Farrell has been at Lehigh since 2009. That’s the same year former President Alice P. Gast released a 10-year strategic plan that was the culmination of two years of work. Yet neither Farrell nor Simon believed it was necessary to redraw the strategic plan after Simon became president in 2015.

Both believed the plan was still pertinent in many ways. Action to meet some of its goals was delayed in large part due to the 2008 financial crisis, according to Simon.

Many of the goals would remain the same if a new plan were formulated today, Farrell said. For example, the plan advocates expanding Lehigh’s faculty and a focus on the area of health. So rather than spend a year or two drawing up a new strategic plan under a new president, Lehigh’s administration decided to find elements within the existing plan that they could execute right away.

“Let’s see how we can execute on those, which is really the Achilles’ heel of any strategic plan, in my experience,” Farrell said. “I think a lot of people are excited to hear, ‘Let’s make it happen. Let’s go there.’”

University leaders don’t always bring that attitude to the planning process. But experts said it can be a best practice when possible -- particularly when institutions have initially been unable to execute good plans for one reason or another.

“I view strategic plans as a living document,” said Rick Beyer, the managing principal of AGB Institutional Strategies, in an email. “Strategic plans should be updated every few years but not necessarily abandoned simply because of a change in presidents.”

Lessons From Virginia

Simon (at right) said he was able to hit the ground running at Lehigh in part because he had a long run-up to the presidency. He was appointed in October 2014 but didn’t start at Lehigh until the following July. During that time he was able to visit regularly from the University of Virginia, where he was provost and executive vice president.

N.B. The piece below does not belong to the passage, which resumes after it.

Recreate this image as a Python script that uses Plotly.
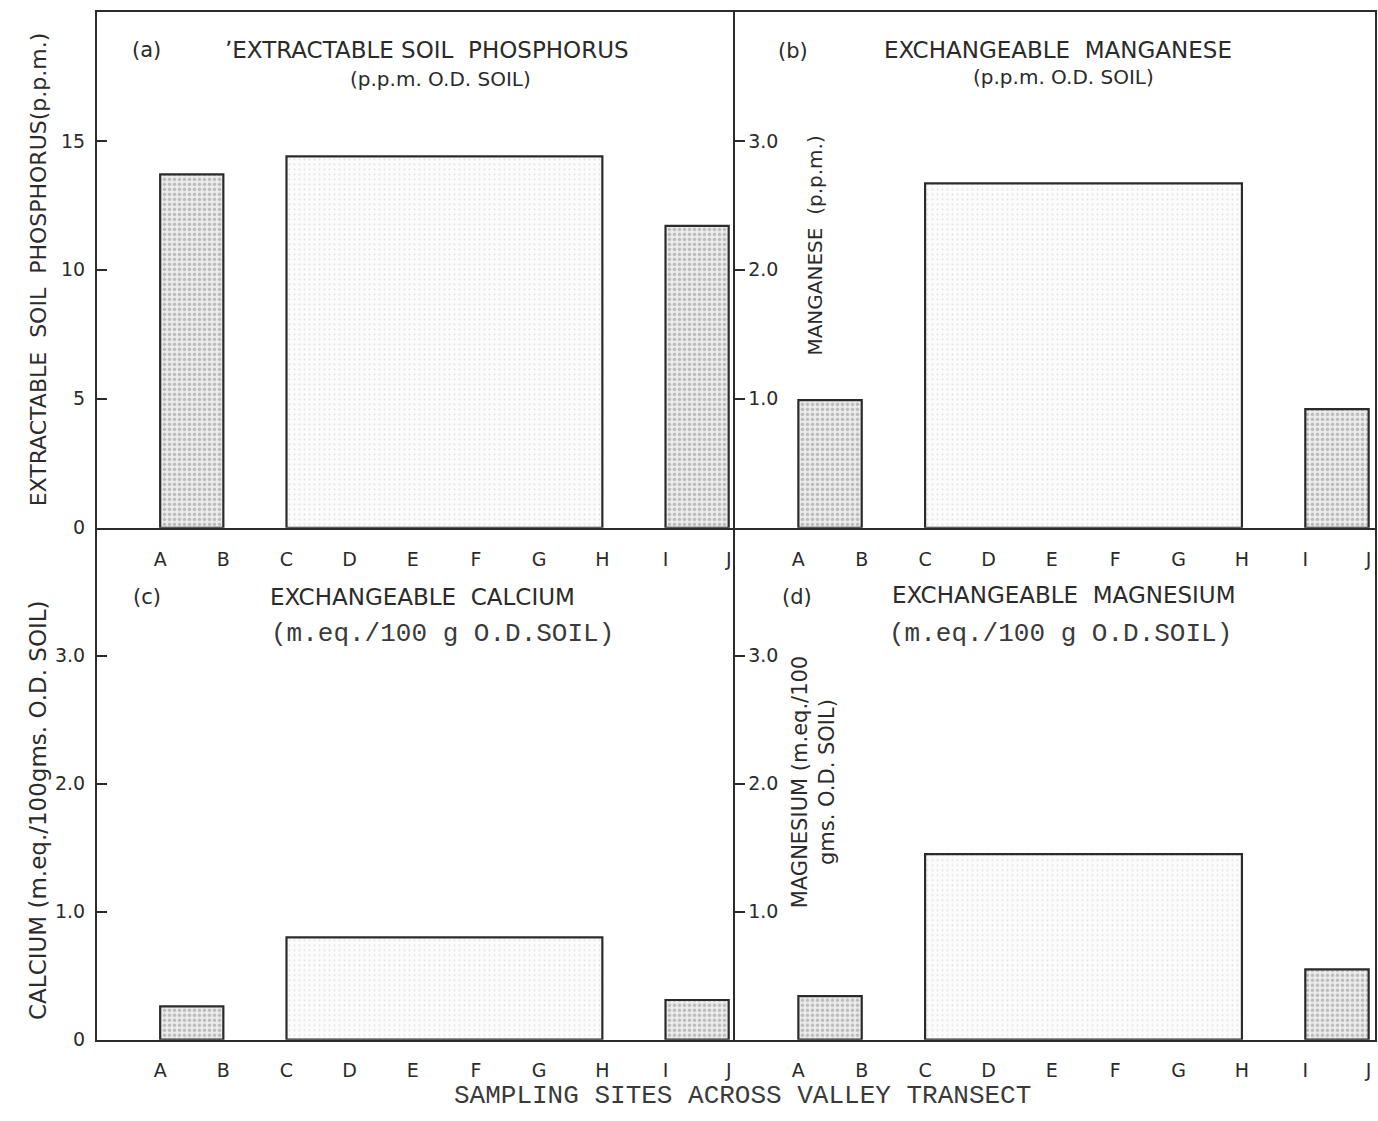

But Simon’s experience at the University of Virginia also informed his approach to the presidency. He was provost at Virginia when the university’s Board of Visitors unexpectedly ousted President Teresa Sullivan in June 2012 -- two years into her tenure -- only to turn around and reinstate her two weeks later. Simon was noted as being critical of the board’s process to remove Sullivan during that time.

The Lehigh president didn’t delve deeply into his time at the University of Virginia during recent interviews. But his experience taught him to move quickly, he said.

“If you want to change anything, you have to get it started pretty soon, because you don’t have a large window,” Simon said. “I think to drive change, sustain change and do something, it takes five or 10 years. And that’s all you’ve got.”

Caution on Expansion

Yet it’s important to be careful about the expansion, said Slava V. Rotkin, a professor of physics and materials science and engineering who represents Lehigh’s College of Arts and Sciences on its Faculty Financial Planning and Operations Committee. While many faculty members support growth and research, they also know Lehigh remains a small institution that can be affected by expansion in many ways, he said.

Proving that Lehigh’s new college is high in quality will be a challenge, Rotkin said. So will finding the connections between existing departments in order to enable the new college to grow.

“I think we should see how all of that will be developing,” Rotkin said. “It’s exciting, new.”

The editorial board of Lehigh’s student newspaper, The Brown and White, also said the plans can have a positive effect if executed properly. But it cautioned that they should add to diversity among the university’s predominantly white student body, should not be confused with making academic improvements to existing operations and should not damage the community around the college.

“When we come back for our reunion, we want to see a university we can be proud of, not one that is diminished by ambitious goals and destroying a community,” it wrote.